### [EXERCISE DESCRIPTION]
Repeat the listing that follows, character for character, minus the pictures.

--------------------------------------------------

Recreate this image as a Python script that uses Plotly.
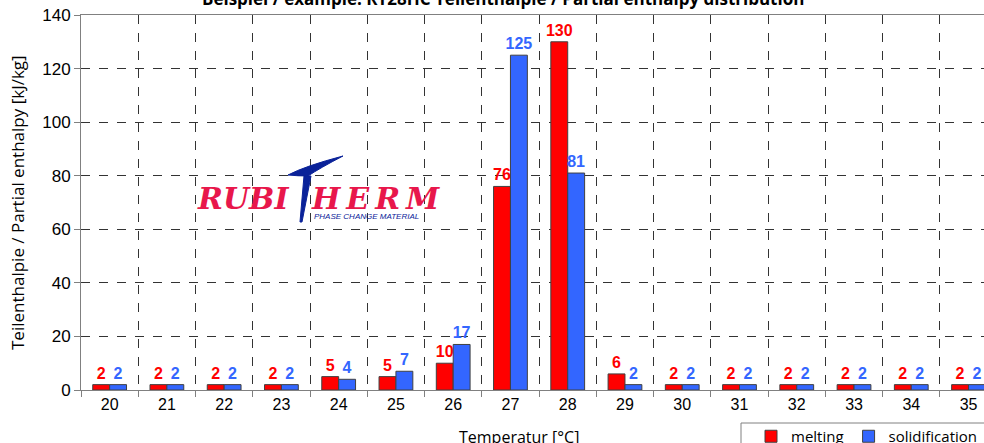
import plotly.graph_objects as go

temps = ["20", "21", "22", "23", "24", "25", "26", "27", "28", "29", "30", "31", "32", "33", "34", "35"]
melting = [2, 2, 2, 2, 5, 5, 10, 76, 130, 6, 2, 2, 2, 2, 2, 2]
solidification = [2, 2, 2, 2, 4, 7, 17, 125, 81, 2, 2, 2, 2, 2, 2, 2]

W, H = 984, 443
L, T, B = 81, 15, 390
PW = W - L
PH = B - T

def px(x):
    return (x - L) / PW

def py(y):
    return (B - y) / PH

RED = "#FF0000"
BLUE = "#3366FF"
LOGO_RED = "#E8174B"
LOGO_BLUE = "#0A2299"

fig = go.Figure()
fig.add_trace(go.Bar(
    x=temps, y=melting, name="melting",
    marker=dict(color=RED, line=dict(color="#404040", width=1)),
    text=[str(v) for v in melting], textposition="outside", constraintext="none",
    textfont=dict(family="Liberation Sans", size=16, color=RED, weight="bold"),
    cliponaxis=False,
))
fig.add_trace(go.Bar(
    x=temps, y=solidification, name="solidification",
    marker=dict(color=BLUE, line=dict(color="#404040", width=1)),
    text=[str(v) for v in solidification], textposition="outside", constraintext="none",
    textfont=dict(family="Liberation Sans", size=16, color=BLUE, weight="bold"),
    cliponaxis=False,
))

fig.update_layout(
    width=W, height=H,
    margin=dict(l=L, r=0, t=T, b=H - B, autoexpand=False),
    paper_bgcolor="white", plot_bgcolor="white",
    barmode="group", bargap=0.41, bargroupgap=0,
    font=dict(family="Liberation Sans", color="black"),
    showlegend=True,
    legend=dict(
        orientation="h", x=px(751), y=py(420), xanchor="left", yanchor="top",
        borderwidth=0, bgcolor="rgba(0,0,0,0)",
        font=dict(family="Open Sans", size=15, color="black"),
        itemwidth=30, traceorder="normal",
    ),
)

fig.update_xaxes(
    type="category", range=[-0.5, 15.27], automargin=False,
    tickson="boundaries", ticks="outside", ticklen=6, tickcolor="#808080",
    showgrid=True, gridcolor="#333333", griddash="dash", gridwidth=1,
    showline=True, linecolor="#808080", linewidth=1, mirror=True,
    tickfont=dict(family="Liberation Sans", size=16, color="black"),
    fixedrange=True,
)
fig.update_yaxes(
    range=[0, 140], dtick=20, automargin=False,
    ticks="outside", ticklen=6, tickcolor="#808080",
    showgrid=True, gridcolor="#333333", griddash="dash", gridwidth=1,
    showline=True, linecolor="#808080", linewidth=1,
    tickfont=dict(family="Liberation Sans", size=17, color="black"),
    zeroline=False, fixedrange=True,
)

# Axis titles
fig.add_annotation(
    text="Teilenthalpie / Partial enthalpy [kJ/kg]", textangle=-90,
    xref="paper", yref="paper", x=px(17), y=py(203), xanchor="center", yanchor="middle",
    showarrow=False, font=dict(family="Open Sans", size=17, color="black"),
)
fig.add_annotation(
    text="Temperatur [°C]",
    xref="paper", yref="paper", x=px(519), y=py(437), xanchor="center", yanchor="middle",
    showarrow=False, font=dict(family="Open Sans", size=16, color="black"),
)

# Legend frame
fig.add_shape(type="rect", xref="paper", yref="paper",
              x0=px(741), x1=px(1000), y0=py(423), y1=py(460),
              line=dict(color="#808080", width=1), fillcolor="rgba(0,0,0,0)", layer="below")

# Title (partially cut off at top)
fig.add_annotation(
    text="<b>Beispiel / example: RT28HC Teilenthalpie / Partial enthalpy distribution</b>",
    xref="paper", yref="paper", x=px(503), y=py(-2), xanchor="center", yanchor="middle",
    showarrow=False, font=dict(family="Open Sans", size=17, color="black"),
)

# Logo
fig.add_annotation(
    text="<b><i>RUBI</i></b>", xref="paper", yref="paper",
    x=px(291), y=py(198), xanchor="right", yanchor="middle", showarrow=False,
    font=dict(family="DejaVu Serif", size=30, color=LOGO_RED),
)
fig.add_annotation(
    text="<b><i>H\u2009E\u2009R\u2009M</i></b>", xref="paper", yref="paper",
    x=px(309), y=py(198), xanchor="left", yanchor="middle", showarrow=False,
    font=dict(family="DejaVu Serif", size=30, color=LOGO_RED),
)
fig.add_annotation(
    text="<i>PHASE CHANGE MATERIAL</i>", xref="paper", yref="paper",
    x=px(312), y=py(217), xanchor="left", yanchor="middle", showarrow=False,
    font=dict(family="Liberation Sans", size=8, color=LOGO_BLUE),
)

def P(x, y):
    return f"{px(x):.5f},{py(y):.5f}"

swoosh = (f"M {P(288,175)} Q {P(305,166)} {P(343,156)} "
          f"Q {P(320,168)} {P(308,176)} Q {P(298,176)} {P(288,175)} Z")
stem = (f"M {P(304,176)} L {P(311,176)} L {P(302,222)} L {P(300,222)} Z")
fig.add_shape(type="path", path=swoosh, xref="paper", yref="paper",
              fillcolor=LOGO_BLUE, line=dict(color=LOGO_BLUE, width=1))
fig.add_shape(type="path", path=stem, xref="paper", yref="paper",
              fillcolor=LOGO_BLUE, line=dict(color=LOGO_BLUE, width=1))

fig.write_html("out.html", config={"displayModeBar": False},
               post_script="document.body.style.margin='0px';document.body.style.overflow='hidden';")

--------------------------------------------------

### [TASK RESPONSE]
Recreate this image as a Python script that uses Plotly.
import plotly.graph_objects as go

temps = ["20", "21", "22", "23", "24", "25", "26", "27", "28", "29", "30", "31", "32", "33", "34", "35"]
melting = [2, 2, 2, 2, 5, 5, 10, 76, 130, 6, 2, 2, 2, 2, 2, 2]
solidification = [2, 2, 2, 2, 4, 7, 17, 125, 81, 2, 2, 2, 2, 2, 2, 2]

W, H = 984, 443
L, T, B = 81, 15, 390
PW = W - L
PH = B - T

def px(x):
    return (x - L) / PW

def py(y):
    return (B - y) / PH

RED = "#FF0000"
BLUE = "#3366FF"
LOGO_RED = "#E8174B"
LOGO_BLUE = "#0A2299"

fig = go.Figure()
fig.add_trace(go.Bar(
    x=temps, y=melting, name="melting",
    marker=dict(color=RED, line=dict(color="#404040", width=1)),
    text=[str(v) for v in melting], textposition="outside", constraintext="none",
    textfont=dict(family="Liberation Sans", size=16, color=RED, weight="bold"),
    cliponaxis=False,
))
fig.add_trace(go.Bar(
    x=temps, y=solidification, name="solidification",
    marker=dict(color=BLUE, line=dict(color="#404040", width=1)),
    text=[str(v) for v in solidification], textposition="outside", constraintext="none",
    textfont=dict(family="Liberation Sans", size=16, color=BLUE, weight="bold"),
    cliponaxis=False,
))

fig.update_layout(
    width=W, height=H,
    margin=dict(l=L, r=0, t=T, b=H - B, autoexpand=False),
    paper_bgcolor="white", plot_bgcolor="white",
    barmode="group", bargap=0.41, bargroupgap=0,
    font=dict(family="Liberation Sans", color="black"),
    showlegend=True,
    legend=dict(
        orientation="h", x=px(751), y=py(420), xanchor="left", yanchor="top",
        borderwidth=0, bgcolor="rgba(0,0,0,0)",
        font=dict(family="Open Sans", size=15, color="black"),
        itemwidth=30, traceorder="normal",
    ),
)

fig.update_xaxes(
    type="category", range=[-0.5, 15.27], automargin=False,
    tickson="boundaries", ticks="outside", ticklen=6, tickcolor="#808080",
    showgrid=True, gridcolor="#333333", griddash="dash", gridwidth=1,
    showline=True, linecolor="#808080", linewidth=1, mirror=True,
    tickfont=dict(family="Liberation Sans", size=16, color="black"),
    fixedrange=True,
)
fig.update_yaxes(
    range=[0, 140], dtick=20, automargin=False,
    ticks="outside", ticklen=6, tickcolor="#808080",
    showgrid=True, gridcolor="#333333", griddash="dash", gridwidth=1,
    showline=True, linecolor="#808080", linewidth=1,
    tickfont=dict(family="Liberation Sans", size=17, color="black"),
    zeroline=False, fixedrange=True,
)

# Axis titles
fig.add_annotation(
    text="Teilenthalpie / Partial enthalpy [kJ/kg]", textangle=-90,
    xref="paper", yref="paper", x=px(17), y=py(203), xanchor="center", yanchor="middle",
    showarrow=False, font=dict(family="Open Sans", size=17, color="black"),
)
fig.add_annotation(
    text="Temperatur [°C]",
    xref="paper", yref="paper", x=px(519), y=py(437), xanchor="center", yanchor="middle",
    showarrow=False, font=dict(family="Open Sans", size=16, color="black"),
)

# Legend frame
fig.add_shape(type="rect", xref="paper", yref="paper",
              x0=px(741), x1=px(1000), y0=py(423), y1=py(460),
              line=dict(color="#808080", width=1), fillcolor="rgba(0,0,0,0)", layer="below")

# Title (partially cut off at top)
fig.add_annotation(
    text="<b>Beispiel / example: RT28HC Teilenthalpie / Partial enthalpy distribution</b>",
    xref="paper", yref="paper", x=px(503), y=py(-2), xanchor="center", yanchor="middle",
    showarrow=False, font=dict(family="Open Sans", size=17, color="black"),
)

# Logo
fig.add_annotation(
    text="<b><i>RUBI</i></b>", xref="paper", yref="paper",
    x=px(291), y=py(198), xanchor="right", yanchor="middle", showarrow=False,
    font=dict(family="DejaVu Serif", size=30, color=LOGO_RED),
)
fig.add_annotation(
    text="<b><i>H\u2009E\u2009R\u2009M</i></b>", xref="paper", yref="paper",
    x=px(309), y=py(198), xanchor="left", yanchor="middle", showarrow=False,
    font=dict(family="DejaVu Serif", size=30, color=LOGO_RED),
)
fig.add_annotation(
    text="<i>PHASE CHANGE MATERIAL</i>", xref="paper", yref="paper",
    x=px(312), y=py(217), xanchor="left", yanchor="middle", showarrow=False,
    font=dict(family="Liberation Sans", size=8, color=LOGO_BLUE),
)

def P(x, y):
    return f"{px(x):.5f},{py(y):.5f}"

swoosh = (f"M {P(288,175)} Q {P(305,166)} {P(343,156)} "
          f"Q {P(320,168)} {P(308,176)} Q {P(298,176)} {P(288,175)} Z")
stem = (f"M {P(304,176)} L {P(311,176)} L {P(302,222)} L {P(300,222)} Z")
fig.add_shape(type="path", path=swoosh, xref="paper", yref="paper",
              fillcolor=LOGO_BLUE, line=dict(color=LOGO_BLUE, width=1))
fig.add_shape(type="path", path=stem, xref="paper", yref="paper",
              fillcolor=LOGO_BLUE, line=dict(color=LOGO_BLUE, width=1))

fig.write_html("out.html", config={"displayModeBar": False},
               post_script="document.body.style.margin='0px';document.body.style.overflow='hidden';")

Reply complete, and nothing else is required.